I’m not the neatest baker, nor is my mixer the neatest mixer, especially when its beaters, generously coated with batter, get turned up to the highest speed. No idea how I did that, but I did, and I had quite the mess to clean up!
Since I couldn’t tend to clean-up right away, (had to finish getting the banana bread into the oven, and tend to other matters,) my beautiful red mixer was now laden with hard, caked-on batter, topped off with a fine coating of flour. And all of this dulled the shiny red color of my mixer.
As I was wetting a dishcloth under the faucet, I could tell my mixer was cringing at what it knew was coming.
I brought the damp cloth over to the mixer and started wiping and scraping the debris off of it. But the more pressure I applied, the more it inched away from my cleaning efforts.
The more I wiped, the more obvious it became that my traveling mixer was simply not going to stand still for my plan. So, as one might guess, it wasn’t getting any cleaner. How could it – when it was just inching away from the very process and pressure that would make it clean and beautiful again?
I finally decided to lay it down on its side, where I could apply pressure from the top. Sure enough, pressing down, it was much easier to wipe the gunk off, now in a position that it couldn’t squirm out of.
The whole scenario brings to mind several truths…
One is that God’s sanctification of us is something we should not be avoiding. For one thing, it’s part of our inheritance as children of God:
“For the Lord disciplines the one He loves, and He chastises everyone He receives as a son.” (Hebrews 12:6)
For another thing, we can’t get away from Him, even if we are foolish enough to try!
“I can never get away from my God! If I go up to heaven, you are there; if I go down to the place of the dead, you are there. If I ride the morning winds to the farthest oceans, even there your hand will guide me, your strength will support me.” (Psalms 139:7-10)
The Lord also showed me that, just as it was easier for me to clean up my mixer when it was laying down, so is it easier for Him to clean me up when I am laid down – surrendered – not resisting – rather than “standing up” and inching away from Him.
I remember with sadness the times that I have pushed away from Him when he was trying to do – or show me – something that would help clean me up, heal me up, free me up, and make me more into the “Barb” He originally had in mind when He designed me!
He desires to remove all the caked-on gunk of my failures, weaknesses, mistakes, and sin – which are multitudinous – as well as wipe away the dust-coating of worldly influences that still cling to my soul and dull the brightness of it.
He wants to wash me whiter than snow – which reminds me of one of my “uncomfortably favorite” Scripture verses,
“Create in me a clean heart, O God, and renew a right spirit within me.” (Psalms 51: 10)
Yes, Lord, give me a fresh, clean heart.
Give me ears that delight to hear Your voice, rather than try to ignore You, or drown You out… (– like when You’re trying to tell me I’m getting close to “five,” but I don’t want to hear that!)
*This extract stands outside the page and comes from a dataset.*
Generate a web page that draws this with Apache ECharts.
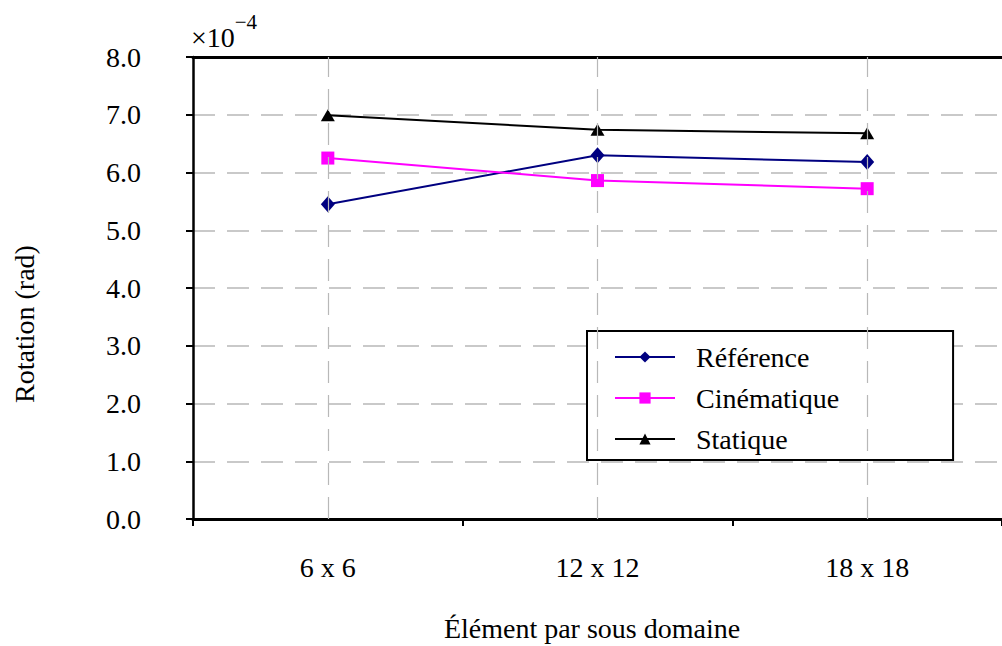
<!DOCTYPE html>
<html>
<head>
<meta charset="utf-8">
<title>Rotation par sous domaine</title>
<script src="https://cdn.jsdelivr.net/npm/echarts@6/dist/echarts.min.js"></script>
<style>
  html, body { margin: 0; padding: 0; background: #ffffff; }
  #chart { width: 1002px; height: 646px; }
</style>
</head>
<body>
<div id="chart"></div>
<script>
// Maillage : nombre d'éléments par sous domaine
const categories = ['6 x 6', '12 x 12', '18 x 18'];

// Rotation en unités de 1e-4 rad
const reference   = [5.45, 6.30, 6.18];
const cinematique = [6.25, 5.86, 5.72];
const statique    = [6.99, 6.74, 6.68];

const yMin = 0, yMax = 8, yStep = 1;

const FONT = '"Liberation Serif", "Times New Roman", serif';
const GRID_GRAY = '#b8b8b8';

const chart = echarts.init(document.getElementById('chart'), null, { renderer: 'svg' });

chart.setOption({
  backgroundColor: '#ffffff',
  animation: false,
  title: {
    text: '{m|×10}{s|−4}',
    left: 186,
    top: 6,
    textStyle: {
      fontWeight: 'normal',
      rich: {
        m: { fontFamily: FONT, fontSize: 28, fontWeight: 'normal', color: '#000', verticalAlign: 'bottom', padding: [12, 0, 0, 0] },
        s: { fontFamily: FONT, fontSize: 21, fontWeight: 'normal', color: '#000', verticalAlign: 'top' }
      }
    }
  },
  grid: { left: 193, top: 57, width: 816, height: 462, containLabel: false },
  legend: {
    orient: 'vertical',
    left: 587,
    top: 331,
    itemWidth: 60,
    itemHeight: 14,
    itemGap: 13,
    padding: [12, 114, 7, 27],
    borderColor: '#000',
    borderWidth: 2,
    backgroundColor: '#ffffff',
    textStyle: { fontFamily: FONT, fontSize: 28, color: '#000', padding: [0, 0, 0, 16] },
    data: ['Référence', 'Cinématique', 'Statique']
  },
  xAxis: [
    {
      type: 'category',
      data: categories,
      position: 'bottom',
      boundaryGap: true,
      axisLine: { lineStyle: { color: '#000', width: 3 } },
      axisTick: { show: true, length: 7, lineStyle: { color: '#000', width: 2 } },
      axisLabel: { fontFamily: FONT, fontSize: 28, color: '#000', margin: 34 },
      splitLine: { show: false }
    },
    {
      type: 'category',
      data: categories,
      position: 'top',
      boundaryGap: true,
      axisLine: { lineStyle: { color: '#000', width: 3 } },
      axisTick: { show: false },
      axisLabel: { show: false },
      splitLine: { show: false }
    }
  ],
  yAxis: {
    type: 'value',
    min: yMin,
    max: yMax,
    interval: yStep,
    axisLine: { show: true, lineStyle: { color: '#000', width: 2.5 } },
    axisTick: { show: true, inside: false, length: 7, lineStyle: { color: '#000', width: 2 } },
    axisLabel: {
      fontFamily: FONT, fontSize: 28, color: '#000', margin: 52,
      formatter: v => v.toFixed(1)
    },
    splitLine: { show: true, lineStyle: { color: GRID_GRAY, width: 1.5, type: [22, 12] } }
  },
  series: [
    {
      // lignes verticales pointillées au centre de chaque catégorie
      name: 'grille',
      type: 'line',
      data: [],
      silent: true,
      z: 1,
      markLine: {
        silent: true,
        symbol: 'none',
        label: { show: false },
        lineStyle: { color: GRID_GRAY, width: 1.2, type: [22, 12] },
        data: categories.map(c => ({ xAxis: c }))
      }
    },
    {
      name: 'Référence',
      type: 'line',
      data: reference,
      color: '#000080',
      lineStyle: { width: 2, color: '#000080' },
      symbol: 'diamond',
      symbolSize: [14, 16],
      itemStyle: { color: '#000080' },
      z: 3
    },
    {
      name: 'Cinématique',
      type: 'line',
      data: cinematique,
      color: '#ff00ff',
      lineStyle: { width: 2, color: '#ff00ff' },
      symbol: 'rect',
      symbolSize: 13,
      itemStyle: { color: '#ff00ff' },
      z: 3
    },
    {
      name: 'Statique',
      type: 'line',
      data: statique,
      color: '#000000',
      lineStyle: { width: 2, color: '#000000' },
      symbol: 'triangle',
      symbolSize: [14, 12],
      itemStyle: { color: '#000000' },
      z: 3
    }
  ],
  graphic: [
    {
      type: 'text',
      x: 24,
      y: 324,
      rotation: Math.PI / 2,
      style: {
        text: 'Rotation (rad)',
        font: '28px ' + FONT,
        fill: '#000',
        align: 'center',
        verticalAlign: 'middle',
        textAlign: 'center',
        textVerticalAlign: 'middle'
      }
    },
    {
      type: 'text',
      x: 592,
      y: 628,
      style: {
        text: 'Élément par sous domaine',
        font: '28px ' + FONT,
        fill: '#000',
        align: 'center',
        verticalAlign: 'middle',
        textAlign: 'center',
        textVerticalAlign: 'middle'
      }
    }
  ]
});
</script>
</body>
</html>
Breathe into me a spirit that’s surrendered to You, not standing stiff-necked in opposition to what You are wanting me to surrender… (– which I know is my rights to eat all the food I want, when I want!)
Scrape away from my heart what isn’t holy or helpful, rather than me continuing to let it cling to me. (– along with the excess weight that clings to my frame)
And help me renew my mind so that I have a correct and truthful view of You… of your discipline and sanctification of me… of the boundaries You have set for me that I have not seen as “pleasant,” but that You say otherwise…
“For the moment, all discipline seems painful rather than pleasant. But later it yields the peaceful fruit of righteousness to those who have been trained by it.” (Hebrews 12:11)
In essence, Lord, I need and want You to give me a right view of anything I currently have a wrong view of.
For this to happen, Lord, I need You to continue doing a cleansing work in me. So I choose to lay still in Your Master-surgeon arms, and, instead of inching away from You and the heart surgery You want to do in me, I choose to inch toward You, and let You do whatever You want to do in my heart!
All this so that I can better reflect the “true colors” of Your nature, Lord, better represent You, and thus be better at drawing people to You.